In the interests of clarity, I will propose to Mr. West some of the same questions I proposed to Father Loya. I mean them seriously and respectfully. In all honesty, by the logic of their teachings, I cannot imagine how Mr. West or Father Loya could answer these basic questions in the negative:
Would it ever be appropriate for the conjugal act to be performed in the presence of an audience for the purpose of fostering a Catholic and integrated view of marriage and sexuality? Let us hypothetically establish that this would be arranged among close friends, all of whom are well-versed in TOB and intend only to exalt God’s intentions for marriage and sexuality. If this would not be appropriate, please tell me why.

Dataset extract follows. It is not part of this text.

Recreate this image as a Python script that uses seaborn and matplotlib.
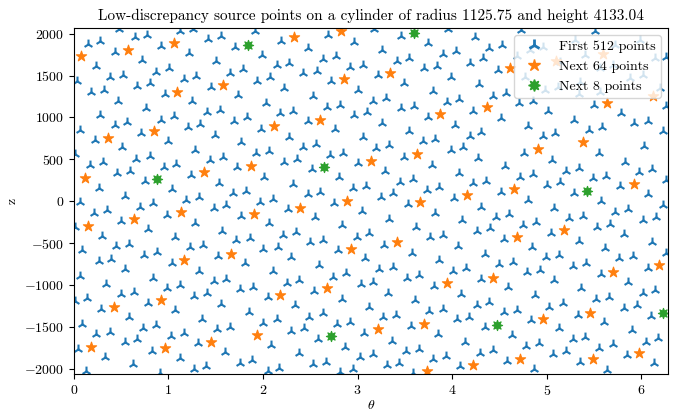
import numpy as np
import matplotlib
matplotlib.use("Agg")
import matplotlib.pyplot as plt
from matplotlib.lines import Line2D
import seaborn as sns

radius = 1125.75
height = 4133.04

# first 512 points (theta, z)
theta_first = [
    0.475, 1.120, 1.260, 1.912, 0.151, 0.281, 0.644, 0.774, 0.926, 1.419, 1.553, 1.701, 1.990, 0.440, 0.722,
    1.215, 1.500, 0.239, 0.873, 1.007, 1.655, 1.785, 0.035, 0.387, 0.521, 1.165, 1.296, 1.940, 2.070, 0.672,
    0.803, 1.454, 0.186, 0.316, 0.961, 1.736, 0.468, 1.253, 2.035, 0.767, 1.408, 1.542, 0.274, 0.919, 1.056,
    1.694, 1.831, 0.433, 0.567, 1.208, 1.338, 0.070, 1.983, 0.715, 1.489, 0.221, 0.996, 1.771,
    2.191, 2.684, 3.177, 3.458, 3.952, 2.965, 3.747, 2.479, 3.254, 4.040, 3.899, 2.638, 2.772, 2.145, 2.279,
    2.920, 3.061, 3.413, 3.547, 3.698, 3.835, 2.427, 2.568, 3.212, 3.987, 2.719, 3.494, 2.226, 3.008, 3.793,
    2.525, 3.300, 4.075, 3.159, 2.814, 2.677, 3.941, 2.184, 2.321, 2.965, 3.099, 3.458, 3.592, 3.747, 2.472,
    3.254, 4.029, 2.761, 3.539, 2.272, 3.054, 3.688, 3.821,
    4.727, 4.244, 4.392, 4.526, 4.188, 4.322, 4.681, 4.480, 6.259, 4.279, 4.434, 4.568, 4.223, 4.709, 4.850,
    5.008, 5.343, 5.502, 6.259, 5.783, 4.515, 5.290, 5.924, 6.065, 4.797, 5.449, 5.583, 4.188, 4.304, 4.956,
    5.089, 6.224, 5.509, 4.823, 4.960, 5.298, 5.720, 5.985, 5.140, 5.562, 5.700, 6.143, 4.771, 5.352, 5.880,
    6.017, 4.981, 5.118, 5.562, 6.196, 5.403,
    0.510, 1.278, 0.017, 0.662, 0.802, 0.169, 0.310, 0.954, 1.084, 1.444, 1.577, 1.930, 2.064, 0.461, 0.598,
    1.729, 0.757, 1.243, 2.011, 0.264, 1.042, 1.532, 1.683, 1.824, 0.545, 1.190, 1.324, 0.063, 0.697, 0.838,
    1.482, 1.613, 1.965, 0.214, 0.352, 0.989, 1.764, 0.010, 0.503, 1.278, 0.785, 1.567, 0.299, 1.074, 1.718,
    1.859, 0.450, 0.584, 1.225, 1.366, 0.088, 2.000, 0.743, 0.884, 1.525,
    2.420, 2.561, 3.194, 3.335, 3.987, 4.110, 2.226, 2.356, 2.708, 2.849, 3.001, 3.494, 3.786, 2.515, 3.290,
    4.068, 2.800, 3.448, 3.582, 2.314, 2.955, 3.089, 3.733, 3.864, 2.472, 2.603, 2.110, 3.247, 3.378, 4.022,
    2.754, 3.536, 2.261, 3.043, 3.821, 2.553, 3.328, 4.103, 2.060, 2.835, 3.617, 2.215, 2.349, 2.990, 3.124,
    3.765, 3.906, 2.497, 2.638, 3.282, 4.057, 2.155, 2.789, 3.571, 2.296, 3.082,
    6.030, 4.269, 4.762, 5.054, 5.547, 5.829, 4.561, 5.202, 5.343, 5.977, 6.111, 4.716, 4.850, 5.491, 5.625,
    4.223, 4.357, 5.001, 5.139, 5.776, 6.259, 4.515, 5.290, 6.065, 4.797, 5.572, 4.304, 5.079, 6.224, 5.723,
    5.861, 4.463, 4.596, 5.237, 5.378, 6.012, 6.153, 4.744, 4.885, 5.526, 5.667, 4.258, 4.399, 5.044, 5.818,
    4.551, 5.336, 6.111, 4.843, 5.618, 6.259, 4.350, 4.991, 5.125, 5.766, 5.907,
    0.264, 0.398, 1.039, 1.813, 0.545, 0.063, 1.320, 0.838, 1.479, 1.613, 0.345, 0.986, 1.120, 1.761, 1.894,
    0.496, 0.634, 1.271, 1.408, 0.010, 0.144, 0.785, 1.560, 2.053, 0.292, 1.067, 1.849, 0.581, 1.356, 0.088,
    0.732, 0.873, 1.518, 1.655, 2.000, 0.239, 0.380, 1.032, 1.165, 0.538, 0.672, 1.313, 0.046, 0.827, 1.602,
    0.334, 1.120, 1.754, 1.887, 0.627, 1.268, 1.402, 0.134, 0.908, 2.053,
    3.856, 2.596, 2.103, 2.744, 2.878, 3.230, 3.370, 3.518, 3.652, 4.011, 4.145, 2.250, 2.384, 3.036, 3.166,
    3.811, 2.543, 3.318, 4.093, 2.835, 3.610, 2.342, 3.117, 3.758, 3.899, 2.490, 2.631, 3.272, 3.406, 4.047,
    2.145, 2.782, 2.920, 3.564, 2.296, 2.430, 3.071, 3.846, 2.585, 3.363, 4.138, 2.085, 2.870, 3.511, 3.652,
    2.377, 3.025, 3.159, 3.793, 3.934, 2.525, 2.666, 3.307, 3.441, 4.082, 2.173, 2.814, 2.955, 3.589,
    4.498, 4.639, 5.280, 5.413, 4.790, 4.927, 5.572, 6.065, 4.304, 5.079, 5.854, 4.586, 5.361, 4.875, 5.519,
    5.660, 6.012, 6.146, 4.258, 4.385, 5.026, 5.167, 5.818, 5.949, 4.551, 4.684, 4.181, 4.832, 5.325, 5.607,
    6.100, 4.346, 5.125, 5.899, 4.632, 5.273, 5.406, 6.047, 6.181, 4.780, 4.920, 5.554, 5.695, 4.293, 4.427,
    5.068, 5.202, 5.847, 4.579, 5.354, 6.135, 4.867, 5.642,
]
z_first = [
    2060, 2034, 2060, 2027, 1876, 1907, 1955, 1983, 1856, 1935, 1971, 1836, 1744, 1776, 1685,
    1764, 1669, 1609, 1545, 1589, 1529, 1577, 1430, 1478, 1510, 1458, 1490, 1430, 1478, 1378,
    1406, 1358, 1299, 1331, 1279, 1267, 1199, 1191, 1171, 1108, 1060, 1092, 1032, 972, 1016,
    960, 1000, 909, 941, 881, 921, 849, 861, 813, 789, 734, 714, 702,
    1915, 1987, 2060, 1975, 2055, 1895, 1887, 1824, 1804, 1796, 1756, 1700, 1728, 1621, 1649,
    1597, 1629, 1677, 1708, 1589, 1617, 1526, 1557, 1510, 1486, 1430, 1410, 1346, 1327, 1319,
    1251, 1231, 1219, 1199, 1152, 1128, 1179, 1048, 1076, 1032, 1060, 1108, 1140, 1008, 953,
    933, 913, 861, 841, 770, 762, 714, 742,
    2042, 1955, 1828, 1868, 1645, 1704, 1736, 1569, 1716, 1398, 1259, 1291, 1072, 1167, 1199,
    1072, 1279, 1148, 1140, 1048, 988, 973, 929, 961, 893, 849, 881, 782, 821, 782,
    809, 833, 2034, 1803, 1839, 1923, 1863, 1923, 1661, 1588, 1624, 1708, 1482, 1422, 1470,
    1506, 1327, 1363, 1303, 1351, 1744,
    642, 610, 563, 503, 539, 431, 463, 412, 443, 491, 523, 571, 599, 332, 364,
    404, 241, 312, 292, 153, 141, 213, 93, 125, 62, 14, 46, -6, -66, -26,
    -86, -46, -6, -137, -106, -165, -177, -313, -233, -257, -336, -352, -416, -432, -464,
    -444, -535, -511, -551, -523, -583, -575, -642, -603, -651,
    650, 682, 630, 670, 610, 650, 471, 503, 551, 579, 451, 531, 432, 380, 360,
    340, 284, 225, 261, 201, 153, 185, 133, 165, 81, 105, 22, 53, 93, 34,
    -18, -34, -98, -118, -137, -193, -213, -225, -265, -285, -313, -404, -364, -424, -384,
    -432, -404, -483, -464, -523, -535, -543, -583, -623, -662, -682,
    658, 511, 579, 491, 579, 471, 420, 364, 392, 344, 380, 292, 324, 272, 304,
    213, 245, 193, 225, 181, 253, 105, 101, 85, 14, 6, -66, -86, -46, -125,
    -94, -185, -153, -205, -177, -225, -193, -285, -253, -305, -273, -352, -324, -376, -396,
    -456, -471, -483, -551, -563, -615, -631, -662, -642, -682, -654,
    -714, -686, -734, -742, -806, -893, -834, -913, -953, -925, -993, -1032, -1005, -1052, -1025,
    -1112, -1080, -1132, -1100, -1192, -1160, -1212, -1231, -1140, -1291, -1299, -1319, -1382, -1402, -1470,
    -1510, -1478, -1530, -1498, -1450, -1589, -1561, -1609, -1577, -1681, -1649, -1697, -1760, -1788, -1796,
    -1856, -1868, -1927, -1896, -1947, -2007, -1967, -2027, -2047, -2027,
    -702, -766, -834, -901, -861, -814, -786, -913, -881, -834, -802, -973, -941, -993, -961,
    -1013, -1072, -1092, -1112, -1164, -1184, -1243, -1263, -1311, -1283, -1378, -1339, -1382, -1358, -1402,
    -1410, -1470, -1438, -1490, -1549, -1510, -1569, -1589, -1649, -1669, -1681, -1721, -1737, -1788, -1760,
    -1816, -1856, -1828, -1888, -1848, -1947, -1915, -1959, -1927, -1967, -1987, -2039, -2007, -2047,
    -754, -722, -774, -742, -846, -822, -873, -794, -933, -945, -965, -1025, -1041, -1120, -1172,
    -1140, -1100, -1064, -1243, -1203, -1259, -1219, -1271, -1239, -1323, -1299, -1378, -1422, -1359, -1442,
    -1371, -1498, -1518, -1538, -1597, -1649, -1617, -1677, -1637, -1729, -1697, -1749, -1709, -1808, -1776,
    -1828, -1788, -1840, -1908, -1919, -1935, -1999, -2019,
]

# next 64 points
theta_next64 = [
    0.081, 0.574, 1.060, 1.577, 1.095, 0.848, 0.362,
    2.332, 2.825, 3.342, 2.853, 3.871, 2.120, 2.606,
    4.610, 4.364, 5.632, 6.125, 5.590, 5.096, 5.378,
    0.116, 0.637, 1.130, 1.377, 1.870, 1.905, 0.151, 1.658,
    3.142, 3.624, 2.888, 3.663, 4.156, 2.395, 3.416, 2.930,
    4.903, 5.917, 4.649, 5.177, 4.684,
    1.165, 0.919, 0.426, 1.447, 0.961, 1.940, 0.179,
    2.184, 2.677, 3.945, 3.212, 3.698, 3.730,
    4.434, 5.695, 6.188, 4.963, 5.456, 4.716, 5.491, 5.977, 4.223,
]
z_next64 = [
    1728, 1808, 1883, 1390, 1307, 841, 754,
    1955, 2027, 1529, 1458, 1040, 901, 972,
    1585, 1120, 1171, 1251, 1756, 1677, 702,
    280, -213, -133, 344, 424, -153, -297, -630,
    483, 563, 6, -6, 73, -78, -483, -571,
    618, 201, 141, -344, -432,
    -702, -1184, -1259, -1681, -1756, -1597, -1737,
    -1124, -1041, -981, -1530, -1462, -2027,
    -913, -846, -766, -1402, -1331, -1880, -1888, -1808, -1955,
]

# next 8 points
theta_next8 = [1.842, 3.599, 0.884, 2.648, 5.424, 2.719, 4.473, 6.231]
z_next8 = [1868, 2003, 264, 404, 125, -1609, -1478, -1339]

labels = ["First 512 points", "Next 64 points", "Next 8 points"]

plt.rcParams["font.family"] = "serif"
plt.rcParams["font.serif"] = ["cmr10"]
plt.rcParams["mathtext.fontset"] = "cm"
plt.rcParams["axes.formatter.use_mathtext"] = True

fig, ax = plt.subplots(figsize=(6.86, 4.13), dpi=100)
fig.subplots_adjust(left=0.1074, right=0.974, bottom=0.0937, top=0.932)

sns.scatterplot(x=theta_first, y=z_first, ax=ax, marker="2", color="C0",
                s=50, linewidth=1.5)
sns.scatterplot(x=theta_next64, y=z_next64, ax=ax, marker="*", color="C1",
                edgecolor="C1", s=60, linewidth=0.8)
sns.scatterplot(x=theta_next8, y=z_next8, ax=ax, marker=(8, 1, 0), color="C2",
                edgecolor="C2", s=55, linewidth=0.8)

ax.set_xlim(0, 2 * np.pi)
ax.set_ylim(-height / 2, height / 2)
ax.set_xlabel(r"$\theta$", labelpad=1)
ax.set_ylabel("z")
ax.set_title("Low-discrepancy source points on a cylinder of radius %.2f and height %.2f" % (radius, height),
             fontsize=11)

handles = [
    Line2D([], [], ls="", marker="2", color="C0", mec="C0", ms=9, mew=2),
    Line2D([], [], ls="", marker="*", color="C1", ms=9),
    Line2D([], [], ls="", marker=(8, 1, 0), color="C2", ms=8.5),
]
ax.legend(handles, labels, loc="upper right")

fig.savefig("out.png", dpi=100)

Would nudism ever be appropriate among those who have advanced in the Theology of the Body, say, at a Mass in order better express the unity of the languages of the body and the liturgy? If not, would this only be because of the danger of participation by someone not properly prepared or, perhaps, because of the possibility of misunderstanding. Or, on the other hand, would this violate some fundamental moral principle or otherwise be contrary to Catholic orthodoxy and orthopraxy? If so, why?
Don’t Forget the Box
Sometimes charisms are hard for the comfortable Catholic to understand. Sometimes it takes a great deal of work to integrate them into the life of the Church. But any innovative approach to Catholic life will ultimately have to resolve itself with what we know to be foundational and certain, namely, what is inside the box.
I give thanks for Christopher West’s charisms and talents. They are, to say the least, a bit outside the box. Let us hope, however that certain of his enthusiasms remain in continuity with the box and do not tend to produce a rupture.